Dissipative instability of converging cylindrical shock wave
Sergey G. Chefranov

TL;DR
This paper derives the linear instability condition for converging cylindrical shock waves in viscous media, highlighting differences from plane shock waves and showing that viscosity influences the growth of perturbations.
Contribution
It provides the first analytical instability condition for converging cylindrical shock waves considering viscosity effects in large radius limits.
Findings
Instability condition differs from plane shock waves due to lack of chiral symmetry.
Positive exponential growth rate occurs only with nonzero viscosity at high Reynolds numbers.

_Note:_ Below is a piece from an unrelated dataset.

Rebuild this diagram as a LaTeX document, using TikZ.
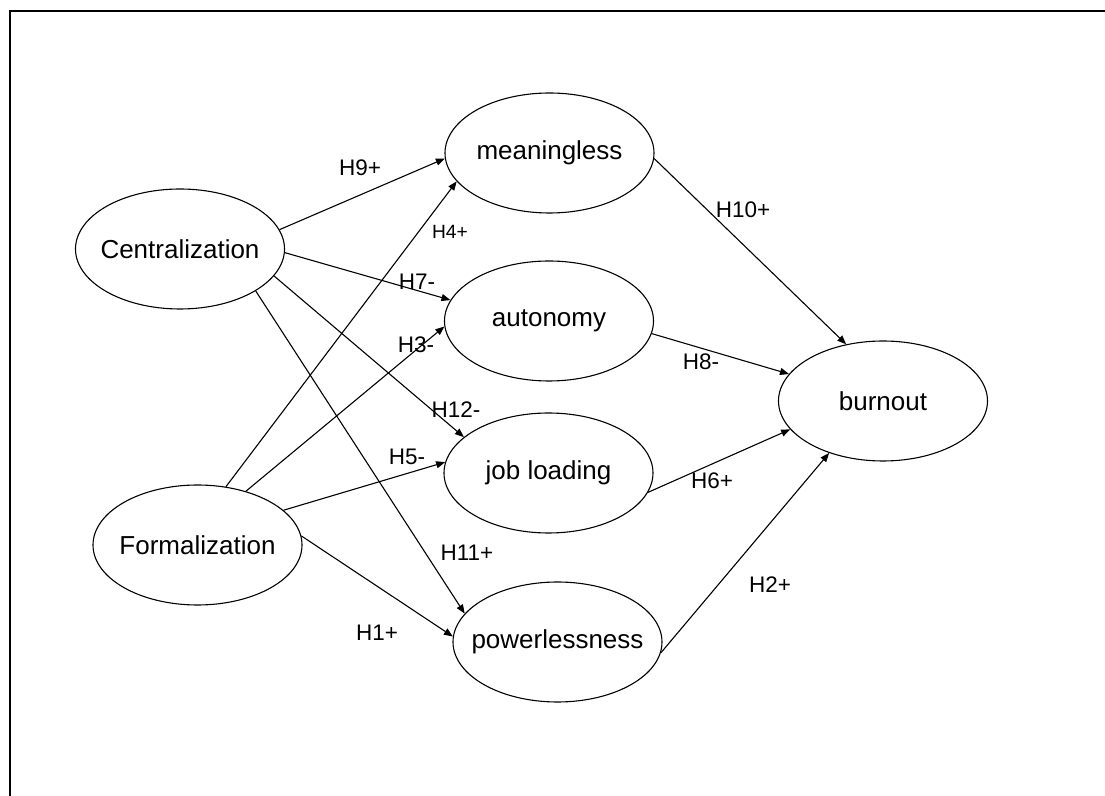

The analysis extends the understanding of shock wave stability in cylindrical geometries.
Abstract
The condition of linear instability for a converging cylindrical strong shock wave (SW) in an arbitrary viscous medium is obtained in the limit of a large stationary SW radius, when it is possible to consider the same Rankine-Hugoniot jump relations as for the plane SW. This condition of instability is substantially different from the condition of instability for the plane SW because a cylindrical SW does not have chiral symmetry in the direction of the SW velocity (from left to right or vice versa) as in the case of a plane SW. The exponential growth rate of perturbations for the converging cylindrical SW is positive only for nonzero viscosity in the limit of high, but finite, Reynolds numbers as well as for the instability of a plane SW.